┌─ Source material

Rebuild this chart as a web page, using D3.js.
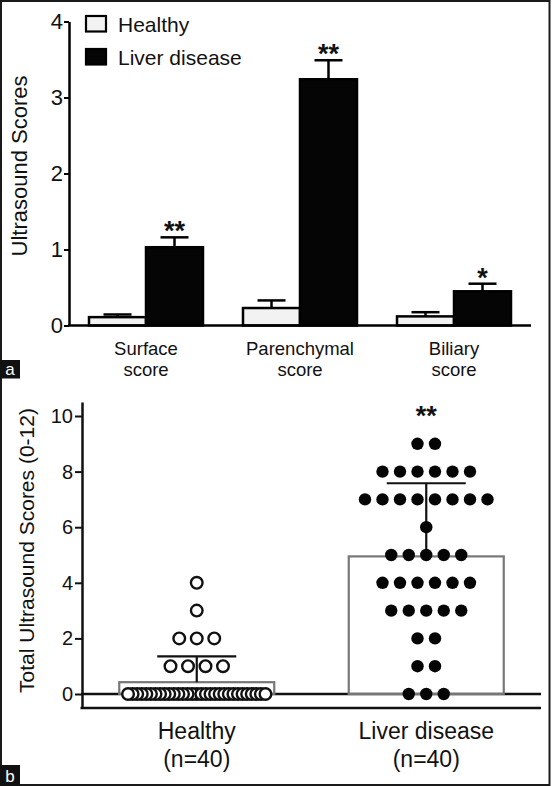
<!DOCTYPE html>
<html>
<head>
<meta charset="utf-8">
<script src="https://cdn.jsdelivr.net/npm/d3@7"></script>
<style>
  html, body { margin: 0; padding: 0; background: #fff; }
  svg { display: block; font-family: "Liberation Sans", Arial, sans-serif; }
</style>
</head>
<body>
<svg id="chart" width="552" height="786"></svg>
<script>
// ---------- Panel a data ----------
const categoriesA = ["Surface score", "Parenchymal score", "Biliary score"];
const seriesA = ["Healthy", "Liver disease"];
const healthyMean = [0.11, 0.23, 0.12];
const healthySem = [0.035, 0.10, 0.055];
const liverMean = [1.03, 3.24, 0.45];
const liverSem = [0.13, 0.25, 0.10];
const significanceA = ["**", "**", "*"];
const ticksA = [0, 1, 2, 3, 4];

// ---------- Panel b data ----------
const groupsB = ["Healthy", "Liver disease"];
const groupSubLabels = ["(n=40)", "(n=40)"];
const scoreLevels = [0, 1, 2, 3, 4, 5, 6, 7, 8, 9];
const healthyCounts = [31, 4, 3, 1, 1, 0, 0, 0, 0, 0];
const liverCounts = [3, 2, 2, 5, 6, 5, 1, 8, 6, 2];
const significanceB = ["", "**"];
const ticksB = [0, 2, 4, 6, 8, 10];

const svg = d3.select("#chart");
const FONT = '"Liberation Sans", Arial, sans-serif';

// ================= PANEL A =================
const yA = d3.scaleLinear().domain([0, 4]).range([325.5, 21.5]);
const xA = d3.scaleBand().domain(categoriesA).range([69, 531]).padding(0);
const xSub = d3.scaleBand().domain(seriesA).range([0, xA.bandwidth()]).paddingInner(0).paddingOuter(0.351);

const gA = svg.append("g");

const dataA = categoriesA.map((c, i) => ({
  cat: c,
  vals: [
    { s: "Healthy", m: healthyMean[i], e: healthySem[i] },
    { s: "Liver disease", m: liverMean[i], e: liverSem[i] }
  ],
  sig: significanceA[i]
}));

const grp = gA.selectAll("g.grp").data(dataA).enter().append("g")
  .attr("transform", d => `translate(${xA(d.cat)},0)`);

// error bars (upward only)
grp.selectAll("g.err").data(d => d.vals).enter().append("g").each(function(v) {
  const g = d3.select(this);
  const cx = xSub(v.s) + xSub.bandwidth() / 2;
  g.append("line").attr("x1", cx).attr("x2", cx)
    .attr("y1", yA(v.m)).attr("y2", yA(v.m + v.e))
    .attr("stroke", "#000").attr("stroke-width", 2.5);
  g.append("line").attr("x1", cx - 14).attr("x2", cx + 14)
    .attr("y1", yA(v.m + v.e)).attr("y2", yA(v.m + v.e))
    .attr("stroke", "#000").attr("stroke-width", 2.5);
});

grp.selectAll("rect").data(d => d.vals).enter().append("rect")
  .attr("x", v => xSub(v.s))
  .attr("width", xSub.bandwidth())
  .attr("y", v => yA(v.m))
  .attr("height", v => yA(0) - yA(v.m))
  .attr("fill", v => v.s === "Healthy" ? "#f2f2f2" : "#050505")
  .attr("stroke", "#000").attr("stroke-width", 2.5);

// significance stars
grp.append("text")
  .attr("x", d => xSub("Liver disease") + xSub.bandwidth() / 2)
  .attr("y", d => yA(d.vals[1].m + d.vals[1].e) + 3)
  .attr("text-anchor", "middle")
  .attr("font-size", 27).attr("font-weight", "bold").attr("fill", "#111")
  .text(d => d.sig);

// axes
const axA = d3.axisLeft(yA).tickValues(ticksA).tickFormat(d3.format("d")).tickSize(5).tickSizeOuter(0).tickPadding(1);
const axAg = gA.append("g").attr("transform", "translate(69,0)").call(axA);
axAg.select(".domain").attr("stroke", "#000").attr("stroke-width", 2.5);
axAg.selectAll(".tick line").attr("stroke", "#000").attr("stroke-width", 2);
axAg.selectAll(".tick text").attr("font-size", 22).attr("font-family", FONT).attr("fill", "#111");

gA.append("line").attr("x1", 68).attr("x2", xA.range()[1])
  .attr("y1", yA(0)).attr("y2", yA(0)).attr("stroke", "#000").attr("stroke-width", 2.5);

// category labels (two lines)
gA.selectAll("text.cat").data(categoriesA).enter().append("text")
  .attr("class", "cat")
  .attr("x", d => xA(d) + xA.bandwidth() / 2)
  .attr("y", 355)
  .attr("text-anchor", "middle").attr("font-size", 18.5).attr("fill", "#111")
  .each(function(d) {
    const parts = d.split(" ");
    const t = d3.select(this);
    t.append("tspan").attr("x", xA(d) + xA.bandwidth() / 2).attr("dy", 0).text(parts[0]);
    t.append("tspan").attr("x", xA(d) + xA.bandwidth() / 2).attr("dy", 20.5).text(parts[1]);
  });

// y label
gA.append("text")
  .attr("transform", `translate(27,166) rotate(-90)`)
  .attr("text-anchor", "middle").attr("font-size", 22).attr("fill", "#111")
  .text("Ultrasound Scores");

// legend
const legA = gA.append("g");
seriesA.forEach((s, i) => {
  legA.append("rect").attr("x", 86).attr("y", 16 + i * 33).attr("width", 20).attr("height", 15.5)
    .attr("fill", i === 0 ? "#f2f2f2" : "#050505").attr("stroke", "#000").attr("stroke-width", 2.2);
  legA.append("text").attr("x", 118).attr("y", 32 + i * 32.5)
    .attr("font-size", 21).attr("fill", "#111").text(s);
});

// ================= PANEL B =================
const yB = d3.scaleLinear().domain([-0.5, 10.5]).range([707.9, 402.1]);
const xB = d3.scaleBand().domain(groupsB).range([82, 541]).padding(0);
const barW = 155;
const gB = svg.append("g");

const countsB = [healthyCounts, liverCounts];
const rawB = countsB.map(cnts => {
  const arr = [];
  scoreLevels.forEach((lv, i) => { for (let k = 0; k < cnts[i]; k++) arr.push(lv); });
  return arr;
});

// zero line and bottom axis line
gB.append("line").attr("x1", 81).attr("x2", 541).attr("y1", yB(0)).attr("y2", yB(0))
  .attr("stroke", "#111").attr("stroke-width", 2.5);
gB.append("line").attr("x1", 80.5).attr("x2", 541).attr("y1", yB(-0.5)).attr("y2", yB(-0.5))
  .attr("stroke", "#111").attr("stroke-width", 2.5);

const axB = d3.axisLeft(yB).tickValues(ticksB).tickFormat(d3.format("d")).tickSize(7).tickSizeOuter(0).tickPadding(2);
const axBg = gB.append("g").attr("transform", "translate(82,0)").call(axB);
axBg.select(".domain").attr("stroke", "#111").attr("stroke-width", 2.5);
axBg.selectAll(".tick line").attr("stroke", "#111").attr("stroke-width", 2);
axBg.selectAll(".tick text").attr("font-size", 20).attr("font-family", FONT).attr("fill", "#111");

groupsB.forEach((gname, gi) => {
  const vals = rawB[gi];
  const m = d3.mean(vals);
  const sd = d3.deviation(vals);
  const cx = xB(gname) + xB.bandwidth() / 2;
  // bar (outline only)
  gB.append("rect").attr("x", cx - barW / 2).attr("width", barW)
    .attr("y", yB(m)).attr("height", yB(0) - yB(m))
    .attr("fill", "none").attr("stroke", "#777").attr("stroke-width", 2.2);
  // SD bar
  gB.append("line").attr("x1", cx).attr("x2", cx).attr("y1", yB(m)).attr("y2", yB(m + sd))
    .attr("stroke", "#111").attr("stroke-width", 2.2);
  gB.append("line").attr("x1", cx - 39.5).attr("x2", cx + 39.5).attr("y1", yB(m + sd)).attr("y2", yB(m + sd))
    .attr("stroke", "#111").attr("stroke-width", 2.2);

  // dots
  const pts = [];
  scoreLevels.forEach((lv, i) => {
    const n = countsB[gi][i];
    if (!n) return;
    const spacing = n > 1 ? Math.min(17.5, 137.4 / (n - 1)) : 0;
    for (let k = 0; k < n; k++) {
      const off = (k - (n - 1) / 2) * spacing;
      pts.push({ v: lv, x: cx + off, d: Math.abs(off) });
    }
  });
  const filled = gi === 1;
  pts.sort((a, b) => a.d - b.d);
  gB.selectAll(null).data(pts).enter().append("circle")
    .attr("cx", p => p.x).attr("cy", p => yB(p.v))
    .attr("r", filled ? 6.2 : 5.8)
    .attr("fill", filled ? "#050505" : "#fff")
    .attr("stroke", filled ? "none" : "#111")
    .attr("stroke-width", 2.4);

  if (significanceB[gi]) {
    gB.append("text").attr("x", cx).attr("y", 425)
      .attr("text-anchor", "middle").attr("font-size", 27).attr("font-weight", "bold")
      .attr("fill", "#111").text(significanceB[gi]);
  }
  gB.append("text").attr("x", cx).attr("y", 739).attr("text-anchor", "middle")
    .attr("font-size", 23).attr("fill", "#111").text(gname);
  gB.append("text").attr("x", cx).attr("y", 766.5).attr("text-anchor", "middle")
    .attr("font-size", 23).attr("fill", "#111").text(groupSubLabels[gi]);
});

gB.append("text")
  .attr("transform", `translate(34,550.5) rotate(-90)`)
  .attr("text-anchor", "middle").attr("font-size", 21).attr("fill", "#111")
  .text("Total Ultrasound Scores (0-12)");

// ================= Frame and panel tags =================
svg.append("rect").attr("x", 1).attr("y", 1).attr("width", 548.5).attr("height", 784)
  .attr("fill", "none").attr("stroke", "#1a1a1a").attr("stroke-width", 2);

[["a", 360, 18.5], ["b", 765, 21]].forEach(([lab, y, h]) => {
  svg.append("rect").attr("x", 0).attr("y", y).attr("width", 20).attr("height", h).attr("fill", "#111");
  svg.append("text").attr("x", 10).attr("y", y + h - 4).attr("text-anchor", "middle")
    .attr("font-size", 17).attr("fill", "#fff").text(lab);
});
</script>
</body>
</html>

└─

* **Required work**
Pictures are excluded; extract exactly the lines from the start of the data through the line that holds "const ticksA = [0, 1, 2, 3, 4];", both ends included.

* **The solution**
Rebuild this chart as a web page, using D3.js.
<!DOCTYPE html>
<html>
<head>
<meta charset="utf-8">
<script src="https://cdn.jsdelivr.net/npm/d3@7"></script>
<style>
  html, body { margin: 0; padding: 0; background: #fff; }
  svg { display: block; font-family: "Liberation Sans", Arial, sans-serif; }
</style>
</head>
<body>
<svg id="chart" width="552" height="786"></svg>
<script>
// ---------- Panel a data ----------
const categoriesA = ["Surface score", "Parenchymal score", "Biliary score"];
const seriesA = ["Healthy", "Liver disease"];
const healthyMean = [0.11, 0.23, 0.12];
const healthySem = [0.035, 0.10, 0.055];
const liverMean = [1.03, 3.24, 0.45];
const liverSem = [0.13, 0.25, 0.10];
const significanceA = ["**", "**", "*"];
const ticksA = [0, 1, 2, 3, 4];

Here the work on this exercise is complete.